Fig. 4. Demonstration of enhanced generalization capability for OOD tissue types. Rectum tissue, used for training both the baseline and proposed models, represents the in-distribution data. In contrast, colon, small bowel, breast, and appendix tissues represent OOD tissue types that were not encountered during training. (a) Holographic reconstruction results from both the baseline and proposed methods. The input holograms were captured with an image-to-sensor distance (propagation distance) of 20 mm. (b) Mean PCC scores of reconstructed images across a distance range of 5 to 20 mm. Each bar in panel (b) is accompanied by an error bar indicating the standard deviation, derived from 375 distinct 512pixel×512pixel patches for each tissue type (25 patches per distance). Scale bar: 20μm.

Fig. 5. Demonstration of enhanced generalization capability for OOD imaging configurations. The schematic on the left displays the imaging systems used for capturing the holograms. System 1, which has identical imaging configurations to the rectum training data, represents the in-distribution imaging configuration with peff value of 0.1466. Systems 2 to 4 represent OOD imaging configurations with peff values of 0.1833, 0.1466, and 0.0677, respectively. The ground truth phase and the holographic reconstruction results for the baseline and proposed methods are shown on the right, using holograms with propagation distances of 20 mm (5.413), 12 mm (5.075), 15 mm (4.06), and 12 mm (5.075) for systems 1 to 4, respectively. The values in parentheses are corresponding effective distances for each configuration. Scale bar: 30μm.

Fig. 6. Generalization capability for OOD holograms with distinct tissue types and imaging configurations. The test holograms were captured from OOD tissues (appendix and colon) and OOD imaging systems (objective lens with 10× magnification and 0.25 NA) and evaluated using networks trained on the baseline and proposed methods with rectum data captured from imaging systems equipped with a 20×, 0.4 NA objective lens, and 6.5μm pixel size. (a) Holographic reconstruction results of the appendix with a pixel size of 6.5μm at different propagation distances. The upper row displays the results from the baseline method, whereas the lower row shows the results from the proposed method, at increasing propagation distances. (b) Holographic reconstruction results of the colon with a pixel size of 2.4μm at different propagation distances. Scale bar: 20μm.

Fig. 7. Robust phase reconstruction of colorectal cancer tissues across diverse imaging configurations using the proposed method. (a) Schematic of the training and testing process. Normal rectum tissue images, captured with a 20× objective lens, 0.4 NA, and a sensor with a 6.5μm pixel size, were used for training.
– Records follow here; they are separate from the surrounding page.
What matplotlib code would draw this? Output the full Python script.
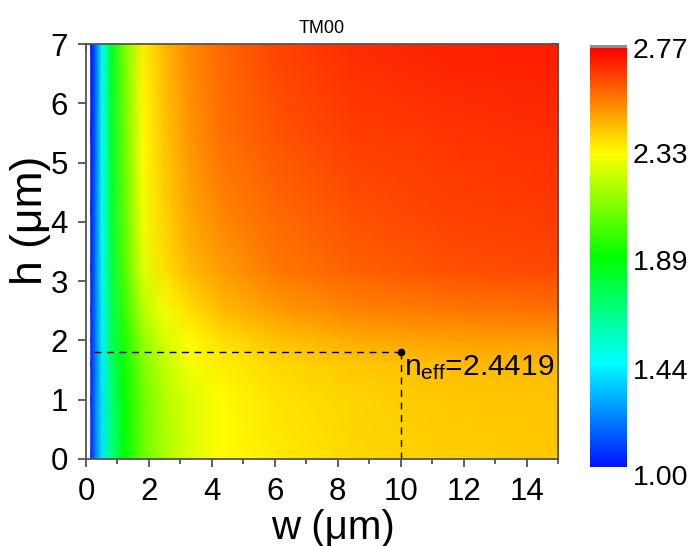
import numpy as np
import matplotlib
matplotlib.use("Agg")
import matplotlib.pyplot as plt
import matplotlib.transforms as mtransforms
from matplotlib.colors import LinearSegmentedColormap

plt.rcParams['font.family'] = ['Liberation Sans', 'DejaVu Sans']
plt.rcParams['mathtext.fontset'] = 'custom'
plt.rcParams['mathtext.rm'] = 'Liberation Sans'
plt.rcParams['mathtext.it'] = 'Liberation Sans:italic'

# waveguide width / height grid (um)
w_vals = [0.15, 0.3, 0.5, 0.8, 1.2, 1.8, 2.5, 3.3, 4.3, 6.0, 8.5, 11.5, 15.0]
h_vals = [0.0, 1.0, 1.6, 2.0, 2.5, 3.2, 4.2, 5.5, 7.0]

neff_h00 = [1.04, 1.21, 1.40, 1.67, 1.87, 2.06, 2.18, 2.26, 2.33, 2.36, 2.39, 2.41, 2.42]
neff_h10 = [1.04, 1.21, 1.40, 1.68, 1.88, 2.07, 2.19, 2.27, 2.33, 2.37, 2.40, 2.42, 2.43]
neff_h16 = [1.03, 1.20, 1.41, 1.70, 1.90, 2.10, 2.22, 2.31, 2.35, 2.39, 2.42, 2.44, 2.45]
neff_h20 = [1.03, 1.20, 1.42, 1.72, 1.93, 2.14, 2.26, 2.33, 2.38, 2.43, 2.47, 2.49, 2.50]
neff_h25 = [1.03, 1.20, 1.42, 1.74, 1.97, 2.20, 2.31, 2.38, 2.44, 2.50, 2.54, 2.56, 2.57]
neff_h32 = [1.02, 1.20, 1.43, 1.77, 2.01, 2.27, 2.38, 2.45, 2.50, 2.56, 2.60, 2.625, 2.64]
neff_h42 = [1.02, 1.18, 1.44, 1.79, 2.04, 2.31, 2.41, 2.48, 2.54, 2.59, 2.63, 2.655, 2.67]
neff_h55 = [1.00, 1.16, 1.44, 1.81, 2.06, 2.33, 2.43, 2.51, 2.57, 2.62, 2.66, 2.68, 2.69]
neff_h70 = [1.00, 1.15, 1.44, 1.82, 2.08, 2.35, 2.45, 2.53, 2.59, 2.65, 2.69, 2.71, 2.72]

cbar_ticks = [1.00, 1.44, 1.89, 2.33, 2.77]
point_w, point_h, point_neff = 10.0, 1.8, 2.4419

neff = np.array([neff_h00, neff_h10, neff_h16, neff_h20, neff_h25,
                 neff_h32, neff_h42, neff_h55, neff_h70])

cmap = LinearSegmentedColormap.from_list(
    "origin_rainbow",
    [(0.0, (0.0, 0.08, 1.0)), (0.25, (0.0, 1.0, 1.0)), (0.5, (0.0, 1.0, 0.0)),
     (0.75, (1.0, 1.0, 0.0)), (1.0, (1.0, 0.0, 0.0))])
cmap.set_over('#8c8c8c')

fig = plt.figure(figsize=(6.95, 5.46), dpi=100)
ax = fig.add_axes([86/695, 1-459/546, 472/695, 415/546])
cax = fig.add_axes([590/695, 1-467/546, 37/695, 422/546])

W, H = np.meshgrid(w_vals, h_vals)
mesh = ax.pcolormesh(W, H, neff, shading='gouraud', cmap=cmap,
                     vmin=cbar_ticks[0], vmax=cbar_ticks[-1])

# marked design point
ax.plot([0.25, point_w], [point_h, point_h], ls=(0, (5, 4)), color='k', lw=1)
ax.plot([point_w, point_w], [0, point_h], ls=(0, (5, 4)), color='k', lw=1)
ax.plot(point_w, point_h, 'o', color='k', ms=4.5)
ax.text(point_w + 0.12, 1.42, r'$\mathrm{n_{eff}}$=%.4f' % point_neff,
        fontsize=21.5, va='baseline', ha='left')

ax.set_xlim(0, 15)
ax.set_ylim(0, 7)
ax.set_xticks(np.arange(0, 15, 2))
ax.set_xticks(np.arange(1, 16, 2), minor=True)
ax.set_yticks(np.arange(0, 8, 1))
ax.tick_params(axis='both', which='major', direction='out', length=5.8, width=1.1,
               labelsize=22.5, color='#333333', pad=7.2)
ax.tick_params(axis='x', which='minor', direction='out', length=3.3, width=1.1,
               color='#333333')
for sp in ax.spines.values():
    sp.set_color('#555555')
    sp.set_linewidth(1.3)

top = ax.secondary_xaxis('top')
top.set_xticks(np.arange(0, 16, 1))
top.tick_params(direction='in', length=5, width=1.1, labeltop=False, color='#333333')
top.spines['top'].set_color('#555555')
right = ax.secondary_yaxis('right')
right.set_yticks(np.arange(0, 8, 1))
right.tick_params(direction='in', length=5, width=1.1, labelright=False, color='#333333')
right.spines['right'].set_color('#555555')

ax.set_xlabel('w (μm)', fontsize=29, va='top')
ax.xaxis.set_label_coords(0.523, -0.12)
ax.set_ylabel('h (μm)', fontsize=32)
ax.yaxis.set_label_coords(-0.075, 0.576)
ax.set_title('TM00', fontsize=13, pad=8)

cb = fig.colorbar(mesh, cax=cax, extend='max', extendrect=True, extendfrac=0.008)
cb.outline.set_visible(False)
cb.set_ticks(cbar_ticks)
cb.set_ticklabels(['%.2f' % t for t in cbar_ticks])
cax.tick_params(length=0, labelsize=20.5, pad=4)
# labels sit a little lower towards the bottom of the bar
for lab, dy in zip(cax.get_yticklabels(), [8, 6, 4, 1, 0]):
    lab.set_transform(lab.get_transform() +
                      mtransforms.ScaledTranslation(0, -dy/100, fig.dpi_scale_trans))

fig.savefig('out.png', dpi=100)
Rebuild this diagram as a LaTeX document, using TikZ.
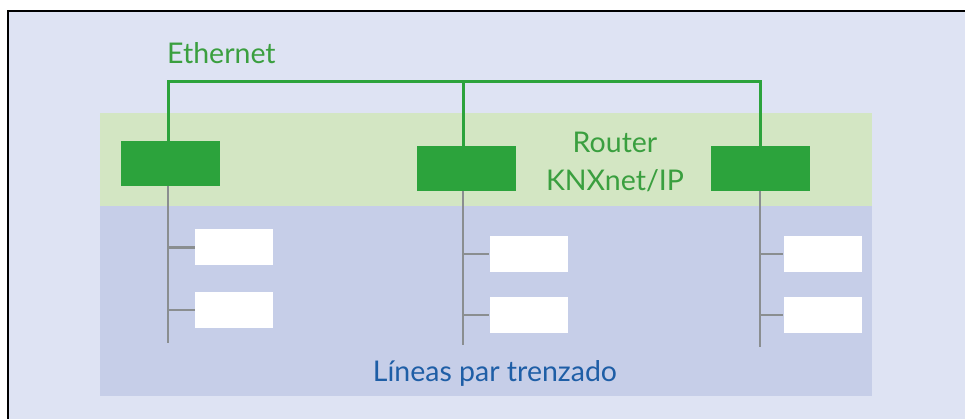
\documentclass[tikz,border=0pt]{standalone}
\usepackage{fontspec}
\setmainfont{Lato}
\definecolor{bgblue}{HTML}{DEE3F3}
\definecolor{bandgreen}{HTML}{D3E6C3}
\definecolor{bandblue}{HTML}{C6CEE8}
\definecolor{knxgreen}{HTML}{2CA33C}
\definecolor{txtgreen}{HTML}{3A9F3F}
\definecolor{txtblue}{HTML}{1E5EA6}
\definecolor{busgrey}{HTML}{8A8E90}
\tikzset{
  router/.style={fill=knxgreen, draw=none, minimum width=99pt, minimum height=45pt, inner sep=0pt},
  device/.style={fill=white, draw=none, minimum width=78pt, minimum height=36pt, inner sep=0pt},
  eth/.style={draw=knxgreen, line width=3pt},
  bus/.style={draw=busgrey, line width=2.6pt},
  lbl/.style={font=\fontsize{28.5}{36}\selectfont, inner sep=0pt}
}
\begin{document}
\begin{tikzpicture}[x=1pt,y=-1pt]
\useasboundingbox (0,0) rectangle (965,419);
\fill[white] (0,0) rectangle (965,419);
\fill[bgblue] (8,11) rectangle (965,419);
\draw[black, line width=2pt] (8,425) -- (8,11) -- (970,11);
\fill[bandgreen] (100,113) rectangle (872,206);
\fill[bandblue] (100,206) rectangle (872,396);

% routers
\node[router] (r1) at (170.5,163.5) {};
\node[router] (r2) at (466.5,168.5) {};
\node[router] (r3) at (760.5,168.5) {};

% ethernet
\coordinate (e1) at (168,82);
\coordinate (e3) at (760,82);
\draw[eth] (r1.north -| e1) -- (e1) -- (e3) -- (r3.north -| e3);
\draw[eth] (463,82) -- (r2.north -| 463,0);

% devices
\node[device] (d11) at (234,247.5) {};
\node[device] (d12) at (234,310) {};
\node[device] (d21) at (528.5,254) {};
\node[device] (d22) at (528.5,315) {};
\node[device] (d31) at (822.5,254) {};
\node[device] (d32) at (822.5,315) {};

% twisted pair lines
\coordinate (b1) at (168,343);
\coordinate (b2) at (463,345);
\coordinate (b3) at (760,347);
\draw[bus] (r1.south -| b1) -- (b1);
\draw[bus] (r2.south -| b2) -- (b2);
\draw[bus] (r3.south -| b3) -- (b3);
\draw[bus] (d11.west -| b1) -- (d11.west);
\draw[bus] (d12.west -| b1) -- (d12.west);
\draw[bus] (d21.west -| b2) -- (d21.west);
\draw[bus] (d22.west -| b2) -- (d22.west);
\draw[bus] (d31.west -| b3) -- (d31.west);
\draw[bus] (d32.west -| b3) -- (d32.west);

% labels
\node[lbl, text=txtgreen, anchor=base west] (eth) at (167,64) {Ethernet};
\node[lbl, text=txtgreen, align=center] (rt) at (615,162) {Router\\[2pt]KNXnet/IP};
\node[lbl, text=txtblue, anchor=base] (tp) at (495,381) {Líneas par trenzado};
\end{tikzpicture}
\end{document}
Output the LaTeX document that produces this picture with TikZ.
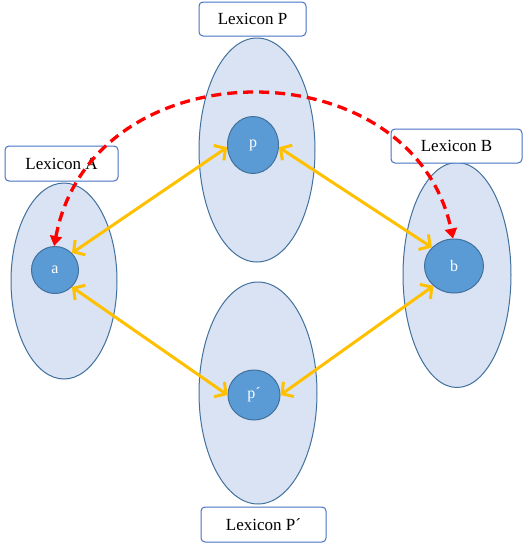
\documentclass[tikz,border=0pt]{standalone}
\usepackage{fontspec}
\setmainfont{Liberation Serif}
\usetikzlibrary{shapes.geometric,arrows.meta}
\definecolor{lexfill}{RGB}{218,227,243}
\definecolor{lexline}{RGB}{65,113,156}
\definecolor{dotfill}{RGB}{91,155,213}
\definecolor{boxline}{RGB}{68,114,196}
\definecolor{gold}{RGB}{255,192,0}
\begin{document}
\begin{tikzpicture}[x=1pt,y=-1pt,
  lex/.style={ellipse,draw=lexline,fill=lexfill,line width=1pt,inner sep=0pt},
  dot/.style={ellipse,draw=lexline,fill=dotfill,line width=1pt,inner sep=0pt,text=white,font=\fontsize{16}{18}\selectfont},
  lbl/.style={draw=boxline,fill=white,rounded corners=4pt,line width=1pt,inner sep=0pt,font=\fontsize{17}{20}\selectfont},
  link/.style={draw=gold,line width=3pt,{Straight Barb[length=8pt,width=18pt]}-{Straight Barb[length=8pt,width=18pt]}},
  jump/.style={draw=red,line width=3.3pt,dash pattern=on 10pt off 6pt,{Triangle[length=10pt,width=12pt]}-{Triangle[length=10pt,width=12pt]}}
]
\useasboundingbox[fill=white] (0,0) rectangle (523,544);
% lexicon ellipses
\node[lex,minimum width=106pt,minimum height=196pt] (EA) at (64,281) {};
\node[lex,minimum width=116pt,minimum height=224pt] (EP) at (257,150) {};
\node[lex,minimum width=118pt,minimum height=222pt] (EQ) at (258,393) {};
\node[lex,minimum width=108pt,minimum height=225pt] (EB) at (457,275) {};
% labels
\node[lbl,minimum width=107pt,minimum height=34pt] (LP) at (252.5,19) {Lexicon P};
\node[lbl,minimum width=113pt,minimum height=35pt] (LA) at (61.5,163.5) {Lexicon A};
\node[lbl,minimum width=131pt,minimum height=34pt] (LB) at (456.5,146) {Lexicon B};
\node[lbl,minimum width=125pt,minimum height=35pt] (LQ) at (263.5,524.5) {Lexicon P´};
% items
\node[dot,minimum width=47pt,minimum height=47pt] (a) at (55,270) {a};
\node[dot,minimum width=51pt,minimum height=57pt] (p) at (253,145) {p};
\node[dot,minimum width=52pt,minimum height=50pt] (q) at (254,395) {p´};
\node[dot,minimum width=59pt,minimum height=54pt] (b) at (454,266) {b};
% yellow links
\draw[link] (a.45) -- (p.185);
\draw[link] (a.-45) -- (q.180);
\draw[link] (p.-5) -- (b.140);
\draw[link] (q.0) -- (b.-136);
% red jump
\draw[jump] (a.92) .. controls (92,45) and (412,45) .. (b.92);
\end{tikzpicture}
\end{document}
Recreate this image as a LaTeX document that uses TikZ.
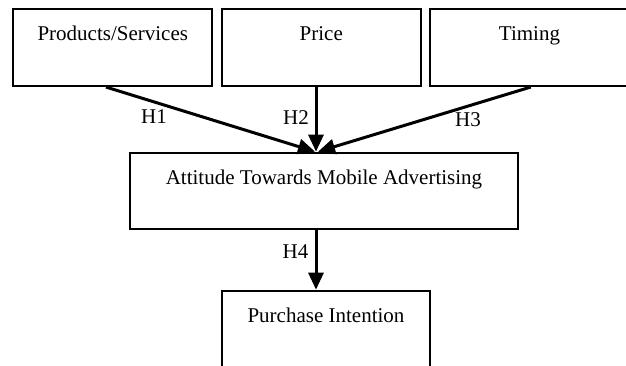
\documentclass[tikz,border=0pt]{standalone}
\usepackage{fontspec}
\setmainfont{Liberation Serif}
\usetikzlibrary{arrows.meta}

\tikzset{
  factor/.style={draw, line width=1pt, inner sep=0pt, text height=15.7pt, text depth=22.65pt},
  hyp/.style={-{Triangle[length=8.5pt, width=7.5pt]}, line width=1.5pt}
}

\begin{document}
\begin{tikzpicture}[x=0.5pt, y=-0.5pt, font=\fontsize{10.5}{12.6}\selectfont]
      \useasboundingbox (0, 0) rectangle (626, 365);
      \node[factor, minimum width=99.5pt] (prod) at (112.8, 47.7) {Products/Services};
      \node[factor, minimum width=99.35pt] (price) at (321.3, 47.7) {Price};
      \node[factor, minimum width=99.5pt] (timing) at (529.5, 47.7) {Timing};
      \node[factor, minimum width=194pt] (att) at (324, 191) {Attitude Towards Mobile Advertising};
      \node[factor, minimum width=104pt] (pur) at (326, 329) {Purchase Intention};
      \draw[hyp] ([xshift=-3.4pt]prod.south) -- ([xshift=-4.5pt]att.north);
      \draw[hyp] ([xshift=-2.65pt]price.south) -- ([xshift=-4pt]att.north);
      \draw[hyp] ([xshift=0.6pt]timing.south) -- ([xshift=-3pt]att.north);
      \draw[hyp] ([xshift=-4pt]att.south) -- ([xshift=-5pt]pur.north);
      \node (h1) at (154, 117) {H1};
      \node (h2) at (296, 118) {H2};
      \node (h3) at (468, 120) {H3};
      \node (h4) at (295.5, 251.7) {H4};
    \end{tikzpicture}
\end{document}
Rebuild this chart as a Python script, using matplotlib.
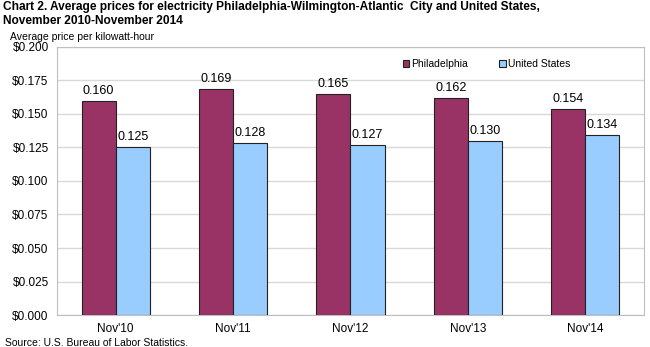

The trained model was tested on cancerous rectum tissue holograms acquired using imaging systems with varying configurations (5× to 20× objective lenses, 0.1 to 0.4 NA, and a sensor with a 6.5μm pixel size). (b) Holographic reconstruction results for holograms of cancerous tissues. Ground-truth phase images and the corresponding reconstruction results by the proposed method are shown for systems with 5×/0.1 NA, 10×/0.25 NA, and 20×/0.4 NA. Blue dotted boxes in the low-magnification images (5× and 10×) indicate the corresponding fields of view seen at higher magnification images (10× and 20×, respectively). Yellow dotted boxes in the 20× images indicate the zoomed-in regions of interest, highlighting areas of dirty necrosis in the cancerous tissue. White arrows in the zoomed-in regions point to cell nuclei within these areas.